Il caso per l’omicidio di Simonetta Cesaroni, uccisa con 29 coltellate il 7 agosto del 1990, in un appartamento di via Poma a Roma, sarebbe stato riaperto. La Procura, secondo quanto riporta Il Foglio con un articolo di Massimo Lugli, avrebbe riavviato l’attività istruttoria ascoltando testimoni dell’epoca tra cui l’allora dirigente della Squadra mobile di Roma, Antonio Del Greco. Le nuove indagini riguarderebbero un sospettato che già all’epoca dei fatti finì nel mirino degli investigatori. Il suo alibi, a distanza di 32 anni, potrebbe essere smentito da nuovi elementi.
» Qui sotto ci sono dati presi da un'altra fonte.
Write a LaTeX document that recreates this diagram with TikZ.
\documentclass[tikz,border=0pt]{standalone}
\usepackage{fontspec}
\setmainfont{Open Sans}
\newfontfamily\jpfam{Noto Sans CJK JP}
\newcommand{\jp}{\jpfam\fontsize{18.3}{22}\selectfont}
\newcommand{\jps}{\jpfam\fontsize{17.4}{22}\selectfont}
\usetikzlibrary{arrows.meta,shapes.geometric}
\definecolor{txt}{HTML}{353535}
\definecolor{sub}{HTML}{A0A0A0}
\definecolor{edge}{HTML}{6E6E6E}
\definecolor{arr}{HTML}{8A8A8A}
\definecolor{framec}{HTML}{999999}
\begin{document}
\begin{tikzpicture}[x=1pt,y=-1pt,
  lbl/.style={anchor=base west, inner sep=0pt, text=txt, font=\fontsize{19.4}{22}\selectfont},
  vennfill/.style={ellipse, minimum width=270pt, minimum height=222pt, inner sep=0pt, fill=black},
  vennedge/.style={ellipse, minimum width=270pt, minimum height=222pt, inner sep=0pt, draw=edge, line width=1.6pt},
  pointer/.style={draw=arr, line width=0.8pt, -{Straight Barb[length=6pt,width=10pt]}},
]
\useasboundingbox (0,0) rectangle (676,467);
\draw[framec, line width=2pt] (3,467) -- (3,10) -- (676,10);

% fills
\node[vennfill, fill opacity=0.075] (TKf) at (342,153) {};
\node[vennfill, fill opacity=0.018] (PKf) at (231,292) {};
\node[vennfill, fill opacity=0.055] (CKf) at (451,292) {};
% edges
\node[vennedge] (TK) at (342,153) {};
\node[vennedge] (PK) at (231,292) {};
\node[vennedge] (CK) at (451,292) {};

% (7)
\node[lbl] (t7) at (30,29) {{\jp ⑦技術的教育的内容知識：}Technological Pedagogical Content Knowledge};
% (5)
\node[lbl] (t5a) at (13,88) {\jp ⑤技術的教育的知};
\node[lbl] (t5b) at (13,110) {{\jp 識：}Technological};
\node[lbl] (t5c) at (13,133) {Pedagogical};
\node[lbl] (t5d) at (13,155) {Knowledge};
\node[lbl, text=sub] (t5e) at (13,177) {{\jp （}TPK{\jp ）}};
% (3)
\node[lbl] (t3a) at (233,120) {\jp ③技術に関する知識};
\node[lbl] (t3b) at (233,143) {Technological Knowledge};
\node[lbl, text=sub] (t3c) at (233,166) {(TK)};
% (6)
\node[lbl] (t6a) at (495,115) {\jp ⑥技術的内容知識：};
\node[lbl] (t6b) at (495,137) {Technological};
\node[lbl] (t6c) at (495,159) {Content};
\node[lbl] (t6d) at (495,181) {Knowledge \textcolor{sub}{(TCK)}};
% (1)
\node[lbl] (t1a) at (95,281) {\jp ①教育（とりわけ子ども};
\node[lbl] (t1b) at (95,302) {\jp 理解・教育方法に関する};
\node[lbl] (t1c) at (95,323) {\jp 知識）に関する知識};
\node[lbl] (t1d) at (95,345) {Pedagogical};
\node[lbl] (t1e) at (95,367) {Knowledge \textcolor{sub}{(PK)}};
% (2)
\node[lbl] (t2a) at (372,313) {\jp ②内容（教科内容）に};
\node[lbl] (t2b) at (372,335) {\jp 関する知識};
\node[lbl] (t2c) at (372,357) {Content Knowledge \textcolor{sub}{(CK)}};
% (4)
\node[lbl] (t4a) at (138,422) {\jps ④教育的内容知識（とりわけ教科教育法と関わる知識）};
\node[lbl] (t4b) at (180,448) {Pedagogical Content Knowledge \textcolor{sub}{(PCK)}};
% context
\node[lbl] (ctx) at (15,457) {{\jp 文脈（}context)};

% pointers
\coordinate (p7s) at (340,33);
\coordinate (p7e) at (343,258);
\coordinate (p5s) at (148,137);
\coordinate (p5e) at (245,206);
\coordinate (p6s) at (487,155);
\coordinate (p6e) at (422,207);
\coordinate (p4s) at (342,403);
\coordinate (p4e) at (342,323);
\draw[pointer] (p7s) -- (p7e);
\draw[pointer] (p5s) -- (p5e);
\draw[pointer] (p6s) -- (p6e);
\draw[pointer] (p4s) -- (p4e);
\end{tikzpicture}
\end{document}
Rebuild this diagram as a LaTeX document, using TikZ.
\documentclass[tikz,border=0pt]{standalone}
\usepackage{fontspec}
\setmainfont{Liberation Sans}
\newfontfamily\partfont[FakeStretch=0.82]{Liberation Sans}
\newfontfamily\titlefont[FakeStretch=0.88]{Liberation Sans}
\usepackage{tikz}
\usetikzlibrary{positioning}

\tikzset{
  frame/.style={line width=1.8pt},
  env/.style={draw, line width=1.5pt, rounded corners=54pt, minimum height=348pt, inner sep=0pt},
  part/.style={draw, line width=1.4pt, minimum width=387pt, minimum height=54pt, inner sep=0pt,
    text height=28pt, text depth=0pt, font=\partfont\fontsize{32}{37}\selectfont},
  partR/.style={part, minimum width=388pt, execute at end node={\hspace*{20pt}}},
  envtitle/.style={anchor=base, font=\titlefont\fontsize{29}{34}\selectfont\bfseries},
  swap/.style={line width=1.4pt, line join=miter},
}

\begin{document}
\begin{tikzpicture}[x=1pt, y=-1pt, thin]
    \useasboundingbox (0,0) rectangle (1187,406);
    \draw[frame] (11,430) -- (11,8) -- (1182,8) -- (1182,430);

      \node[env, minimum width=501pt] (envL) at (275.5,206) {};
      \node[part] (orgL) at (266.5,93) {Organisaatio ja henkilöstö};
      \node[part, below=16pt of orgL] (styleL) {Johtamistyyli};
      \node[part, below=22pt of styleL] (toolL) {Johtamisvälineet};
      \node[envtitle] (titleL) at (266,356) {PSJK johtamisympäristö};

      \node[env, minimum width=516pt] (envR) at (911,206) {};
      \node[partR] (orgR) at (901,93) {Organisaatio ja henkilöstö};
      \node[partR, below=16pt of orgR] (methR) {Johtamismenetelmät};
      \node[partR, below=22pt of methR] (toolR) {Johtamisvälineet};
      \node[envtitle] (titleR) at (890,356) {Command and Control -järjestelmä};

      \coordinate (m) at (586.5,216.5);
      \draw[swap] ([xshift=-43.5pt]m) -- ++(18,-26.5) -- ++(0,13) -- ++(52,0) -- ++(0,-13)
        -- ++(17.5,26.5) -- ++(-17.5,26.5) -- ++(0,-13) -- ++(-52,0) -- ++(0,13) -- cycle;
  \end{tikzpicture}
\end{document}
A riaprire le indagini la pm Ilaria Calò, lo stesso magistrato che sostenne l’accusa contro Raniero Busco, l’ex fidanzato della vittima condannato a 24 anni nel 2011 e assolto definitivamente In Cassazione. Stando a quanto riporta il giornalista, esperto del caso e autore di un romanzo sul caso proprio Antonio Del Greco, il sospettato avrebbe mentito fin dall’inizio negando di aver mai conosciuto la giovane donna e fornendo a chi indagava una ricostruzione degli spostamenti non precisa. Di nuovo nel campo di indagine entra il nome del portiere Pietrino Vanacore, arrestato nelle ore successive al delitto e scarcerato tre settimane dopo. Sui suoi pantaloni furono individuate alcune macchie di sangue, ma le analisi rivelano che non erano riconducibili alla vittima. Vanacore è morto suicida l’8 marzo del 2010, alla vigilia della sua deposizione in Corte d’Assise.
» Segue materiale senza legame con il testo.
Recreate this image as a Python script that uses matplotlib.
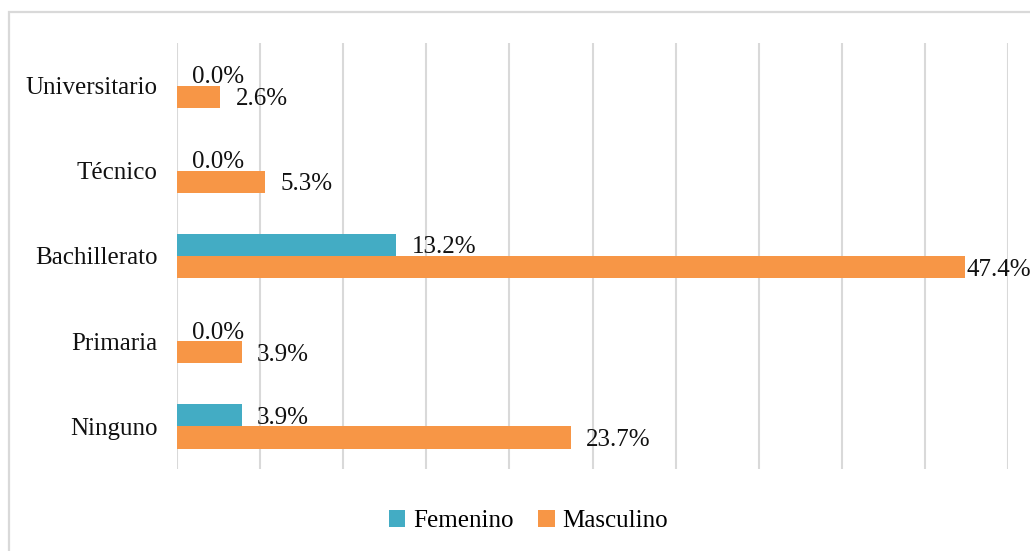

Due anni fa alla procura, nel 30° anniversario dell’omicidio, l’avvocata di parte civile aveva rivolto un appello agli inquirenti: “Resta il dolore e restano tanti dubbi: il pm dia segnali, le indagini potrebbero essere riaperte”. L’assassinio di via Poma aveva detto “rappresenta una sconfitta per tutto il sistema giudiziario italiano, una sconfitta per lo Stato. Bastava qualche approfondimento in più ma ciò non è stato fatto”. Mondani citava alcuni misteri irrisolti legati al caso. Ad esempio il morso trovato sul corpo di Simonetta, per cui la famiglia ha sempre chiesto che si facesse una nuova perizia.

Fra gli indagati della prima inchiesta era finito Salvatore Volponi, datore di lavoro della Cesaroni, poi archiviato dopo alcuni mesi di indagini. E nel 1992 Federico Valle che abitava nel palazzo di via Poma e secondo i pm nella notte del delitto aveva ospitato Vanacore. Valle venne tirato in ballo dalle dichiarazioni dell’austriaco Roland Voller, amico di sua madre, secondo cui la donna gli avrebbe confidato che il figlio, proprio il 7 agosto, tornò sporco di sangue da via Poma. Un anno dopo Valle viene prosciolto per non aver commesso il fatto e Vanacore perché il fatto non sussiste.